Está claro que no tenemos ejército propio ni armamento con los que rechazar la invasión. Vivimos en un país ocupado por fuerzas extranjeras, misteriosamente llamadas “los mercados”, con una clase política que en su gran mayoría se dedica a gestionar un régimen títere, de la misma manera que el mariscal Pétain regentaba la Francia ocupada por los nazis. Las comparaciones son odiosas, porque Estados Unidos, cuyo presidente por desgracia no es mucho más que la cara amable del enemigo, no va a venir esta vez a liberar Europa.
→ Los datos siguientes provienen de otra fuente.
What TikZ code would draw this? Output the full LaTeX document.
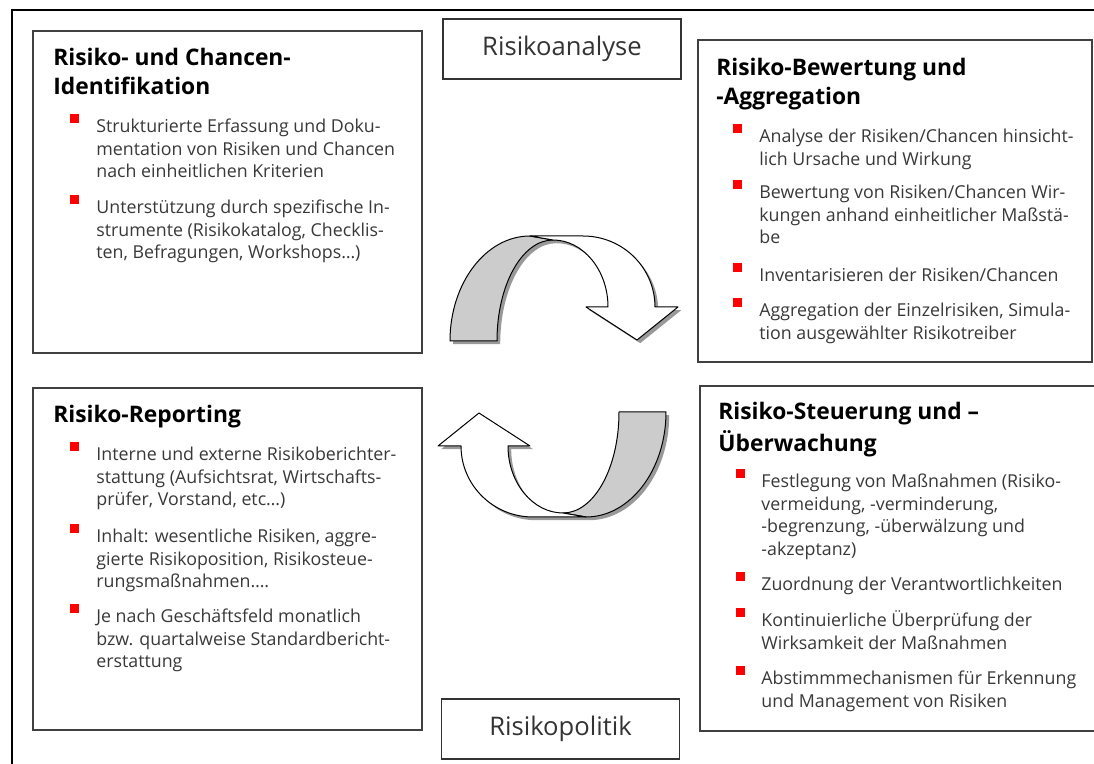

Son odiosas pero en este caso nos permiten invocar a la Resistencia: mujeres y hombres de toda condición y origen (entre ellos, numerosos españoles) que se negaron a ponerse de rodillas ante Hitler. La Resistencia, además de poner bombas y disparar contra las SS, creó una amplia red de solidaridad que ayudaba y ponía a salvo a las víctimas de la ocupación; y sobre todo, mantenía las esperanzas de victoria de un pueblo en lucha. No sé a qué estamos esperando para organizarnos y hacer frente a ese enemigo que nos ha declarado la guerra. Ya se dice en una película un tanto infame, una película bélica sobre el futuro: “Si estáis escuchando esto, sois la Resistencia”.